So, in your mind, go to the worst case scenario. Embrace it and let it wash over you. Then, take a deep breath and realize that even in this worst case scenario, you still have your kids (nothing will change the fact you're their father or keep you from seeing them and being a huge part of their lives), your health, a beautiful world in which to live and a long life ahead of you with new and exciting people and places to see. So much left to learn.
So, you look the worst case scenario in the eye and say "so what, so f'ing what?". Kick it's a$$. Then realize if that's the worst it can get, you will be fine. Not what you want, but you will be fine.
If you can do this, it has no power over you. And I think you HAVE to do this to get to a healthy place.
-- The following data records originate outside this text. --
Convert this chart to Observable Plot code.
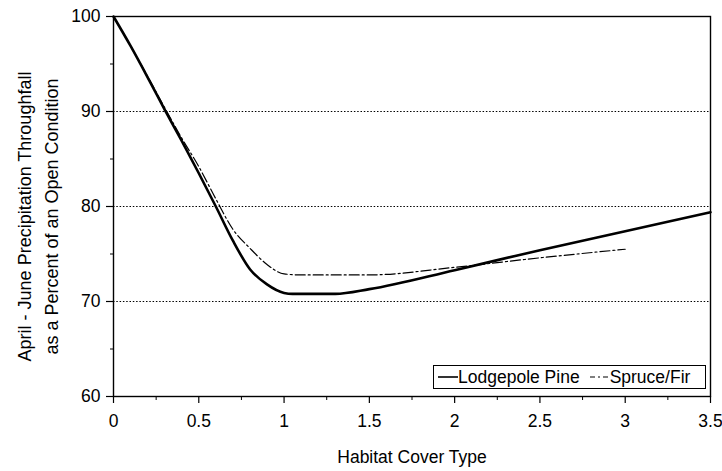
<!DOCTYPE html>
<html>
<head>
<meta charset="utf-8">
<script src="https://cdn.jsdelivr.net/npm/d3@7"></script>
<script src="https://cdn.jsdelivr.net/npm/@observablehq/plot@0.6"></script>
<style>
  html, body { margin: 0; padding: 0; background: #fff; }
  #wrap { position: relative; width: 722px; height: 471px; font-family: "Liberation Sans", Arial, sans-serif; }
  #legend { position: absolute; left: 433px; top: 365px; width: 267px; height: 22px;
    border: 1.5px solid #000; background: #fff; font-size: 17.5px; line-height: 22px;
    white-space: nowrap; display: flex; align-items: center; padding-left: 4px; box-sizing: content-box; }
  #legend svg { display: inline-block; vertical-align: middle; }
</style>
</head>
<body>
<div id="wrap"></div>
<script>
// ---- data ----
const seriesNames = ["Lodgepole Pine", "Spruce/Fir"];

const lodgepoleX = [0, 0.1, 0.2, 0.3, 0.4, 0.5, 0.6, 0.7, 0.8, 0.9, 1.0, 1.05, 1.3, 1.5, 2.0, 2.5, 3.0, 3.5];
const lodgepoleY = [100, 96.9, 93.6, 90.2, 86.9, 83.5, 80.0, 76.4, 73.4, 71.8, 70.9, 70.8, 70.8, 71.3, 73.3, 75.4, 77.4, 79.4];

const spruceX = [0, 0.1, 0.2, 0.3, 0.4, 0.5, 0.6, 0.7, 0.8, 0.9, 1.0, 1.1, 1.5, 2.0, 2.5, 3.0];
const spruceY = [100, 96.9, 93.7, 90.4, 87.2, 84.2, 80.8, 77.6, 75.6, 73.9, 72.9, 72.8, 72.8, 73.6, 74.6, 75.5];

const xMajorTicks = [0, 0.5, 1, 1.5, 2, 2.5, 3, 3.5];
const xMinorTicks = [0.25, 0.75, 1.25, 1.75, 2.25, 2.75, 3.25];
const yMajorTicks = [60, 70, 80, 90, 100];
const yMinorTicks = [65, 75, 85, 95];
const gridY = [70, 80, 90];

const xLabel = "Habitat Cover Type";
const yLabelLines = ["April - June Precipitation Throughfall", "as a Percent of an Open Condition"];

// ---- build ----
const lodgepole = lodgepoleX.map((x, i) => ({x, y: lodgepoleY[i]}));
const spruce = spruceX.map((x, i) => ({x, y: spruceY[i]}));

const FONT = "'Liberation Sans', Arial, sans-serif";
const fmt = d => String(d);

const chart = Plot.plot({
  width: 722,
  height: 471,
  marginLeft: 113,
  marginRight: 12,
  marginTop: 16,
  marginBottom: 75,
  style: { fontFamily: FONT, fontSize: "17px", color: "#000", background: "#fff" },
  x: { domain: [0, 3.5] },
  y: { domain: [60, 100] },
  marks: [
    Plot.ruleY(gridY, { stroke: "#000", strokeWidth: 1, strokeDasharray: "1.5,1.8" }),
    Plot.axisX(xMajorTicks, { tickSize: 7, tickPadding: 11, fontSize: 17.5, tickFormat: fmt, label: null, strokeWidth: 1.2 }),
    Plot.axisX(xMinorTicks, { tickSize: 4, text: null, label: null, strokeWidth: 1 }),
    Plot.axisY(yMajorTicks, { tickSize: 7, tickPadding: 6, fontSize: 17.5, tickFormat: fmt, label: null, strokeWidth: 1.2 }),
    Plot.axisY(yMinorTicks, { tickSize: 3, text: null, label: null, strokeWidth: 1 }),
    Plot.line(spruce, { x: "x", y: "y", stroke: "#000", strokeWidth: 1.2, strokeDasharray: "10,3,2,3", curve: "monotone-x" }),
    Plot.line(lodgepole, { x: "x", y: "y", stroke: "#000", strokeWidth: 2.6, curve: "monotone-x" }),
    Plot.frame({ stroke: "#000", strokeWidth: 1.4 }),
    Plot.text([xLabel], { frameAnchor: "bottom", dy: 61, lineAnchor: "middle", fontSize: 17.5, fill: "#000" }),
    Plot.text([yLabelLines.join("\n")], { frameAnchor: "left", dx: -78, dy: 10, rotate: -90, lineAnchor: "middle", textAnchor: "middle", lineHeight: 1.5, fontSize: 18, fill: "#000" })
  ]
});

const wrap = document.getElementById("wrap");
wrap.appendChild(chart);

// legend (HTML, overlaid inside plot area)
const legend = document.createElement("div");
legend.id = "legend";
const sample = (dash, w) => `<svg width="20" height="10"><line x1="0" x2="20" y1="5" y2="5" stroke="#000" stroke-width="${w}" ${dash ? `stroke-dasharray="${dash}"` : ""}/></svg>`;
legend.innerHTML = `${sample(null, 1.6)}<span>${seriesNames[0]}</span><span style="display:inline-block;width:10px"></span>${sample("5,3,2,3", 1.2)}<span>${seriesNames[1]}</span>`;
wrap.appendChild(legend);
</script>
</body>
</html>
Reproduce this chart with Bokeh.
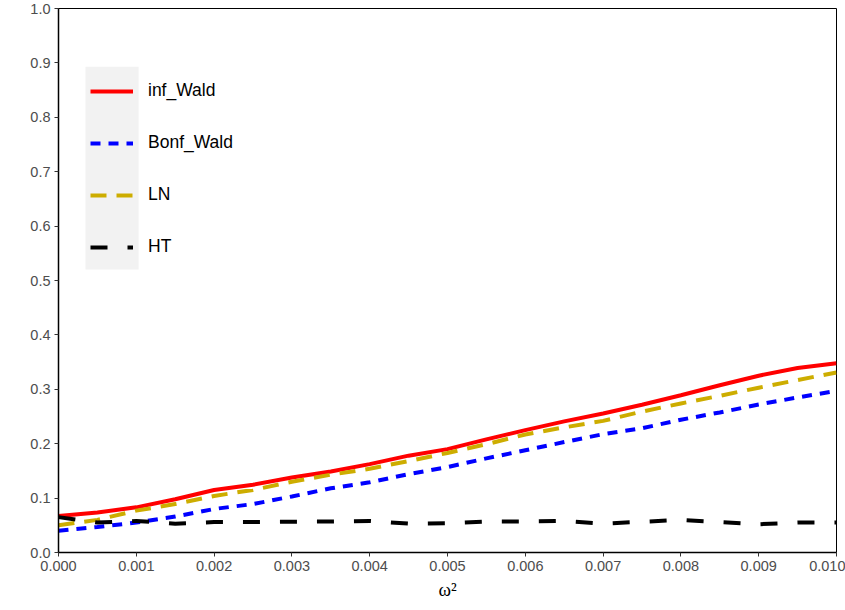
from bokeh.plotting import figure
from bokeh.models import (ColumnDataSource, FixedTicker, NumeralTickFormatter,
                          Legend, LegendItem, BoxAnnotation, Range1d)
from bokeh.embed import file_html
from bokeh.resources import INLINE

# ---- data ----
omega2 = [0.0, 0.0005, 0.001, 0.0015, 0.002, 0.0025, 0.003, 0.0035, 0.004, 0.0045,
          0.005, 0.0055, 0.006, 0.0065, 0.007, 0.0075, 0.008, 0.0085, 0.009, 0.0095, 0.01]
inf_wald = [0.067, 0.0735, 0.083, 0.098, 0.115, 0.1245, 0.138, 0.149, 0.1625, 0.178,
            0.19, 0.208, 0.225, 0.241, 0.2555, 0.2715, 0.289, 0.3075, 0.325, 0.339, 0.348]
bonf_wald = [0.040, 0.047, 0.055, 0.066, 0.080, 0.089, 0.103, 0.118, 0.129, 0.144,
             0.157, 0.173, 0.188, 0.203, 0.2175, 0.2285, 0.244, 0.2575, 0.272, 0.285, 0.297]
ln = [0.050, 0.060, 0.077, 0.089, 0.104, 0.115, 0.130, 0.143, 0.154, 0.168,
      0.183, 0.199, 0.217, 0.230, 0.242, 0.259, 0.274, 0.288, 0.303, 0.317, 0.331]
ht = [0.065, 0.055, 0.058, 0.053, 0.056, 0.056, 0.0565, 0.057, 0.058, 0.053,
      0.054, 0.057, 0.057, 0.058, 0.053, 0.0565, 0.060, 0.056, 0.052, 0.055, 0.055]

x_ticks = [0.0, 0.001, 0.002, 0.003, 0.004, 0.005, 0.006, 0.007, 0.008, 0.009, 0.01]
y_ticks = [0.0, 0.1, 0.2, 0.3, 0.4, 0.5, 0.6, 0.7, 0.8, 0.9, 1.0]

series_names = ["inf_Wald", "Bonf_Wald", "LN", "HT"]
series_values = [inf_wald, bonf_wald, ln, ht]
series_colors = ["#FF0000", "#0000FF", "#CDAD00", "#000000"]
series_dash = ["solid", "10 8", "16 10", "17 20"]

src = ColumnDataSource(dict(x=omega2, inf_Wald=inf_wald, Bonf_Wald=bonf_wald, LN=ln, HT=ht))

p = figure(width=845, height=610, output_backend="svg", toolbar_location=None,
           x_range=Range1d(0, 0.01), y_range=Range1d(0, 1),
           min_border_left=58, min_border_right=9, min_border_top=8, min_border_bottom=58)

p.background_fill_color = "white"
p.border_fill_color = "white"
p.outline_line_color = "black"
p.outline_line_width = 1
p.xgrid.visible = False
p.ygrid.visible = False

# legend background (only behind keys, like ggplot)
p.add_layout(BoxAnnotation(left=0.000347, right=0.00103, bottom=0.52, top=0.893,
                           fill_color="#F2F2F2", fill_alpha=1.0, line_alpha=0,
                           level="underlay"))

renderers = []
for name, vals, col, dash in zip(series_names, series_values, series_colors, series_dash):
    r = p.line("x", name, source=src, line_color=col, line_width=4,
               line_dash=dash, line_cap="butt")
    renderers.append(r)

legend = Legend(items=[LegendItem(label=n, renderers=[r]) for n, r in zip(series_names, renderers)],
                location=(32, 295), orientation="vertical",
                background_fill_alpha=0, border_line_alpha=0,
                glyph_width=43, glyph_height=20, label_height=20,
                label_standoff=15, spacing=31, padding=0, margin=0,
                label_text_font="Liberation Sans", label_text_font_size="17.5px",
                label_text_color="black")
p.add_layout(legend, "center")

for ax in (p.xaxis[0], p.yaxis[0]):
    ax.axis_line_color = "black"
    ax.axis_line_width = 1.5
    ax.major_tick_line_color = "#333333"
    ax.major_tick_line_width = 1
    ax.major_tick_out = 4
    ax.major_tick_in = 0
    ax.minor_tick_line_color = None
    ax.major_label_text_font = "Liberation Sans"
    ax.major_label_text_font_size = "14.5px"
    ax.major_label_text_color = "#4D4D4D"

p.xaxis.ticker = FixedTicker(ticks=x_ticks)
p.xaxis.formatter = NumeralTickFormatter(format="0.000")
p.xaxis.major_label_standoff = 4
p.xaxis.axis_label = "ω²"
p.xaxis.axis_label_text_font = "Liberation Serif"
p.xaxis.axis_label_text_font_style = "normal"
p.xaxis.axis_label_text_font_size = "19px"
p.xaxis.axis_label_text_color = "black"
p.xaxis.axis_label_standoff = 5

p.yaxis.ticker = FixedTicker(ticks=y_ticks)
p.yaxis.formatter = NumeralTickFormatter(format="0.0")
p.yaxis.major_label_standoff = 4

open("out.html", "w").write(file_html(p, INLINE))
If I can do it, anyone else here can. So, do it. And then be done with the fear.
What I'm facing now IS the worst case scenerio for me! These are mental exercises that you're describing. Do you just do it once, and let that be it...or do you do it over and over, etc.? Everything you're saying here is right...I think it just takes time, and lots of effort and work, to get to where you describe. And in the meantime...you hurt and regret.
Again, this I believe to be absolutely true also. It's basically just a rephrasing of Coach's Stockdale Principle. Just hard to do early on in these circumstances.
Agreed.
Have you done it? Are you completely there? Are you divorced? Incidentally, I agree with your last sentence too...it just takes much effort, hard work, and time.
"Always go straight forward, and if you meet the devil, cut him in two and go between the pieces." - William Sturgis, clipper ship captain, 1830's.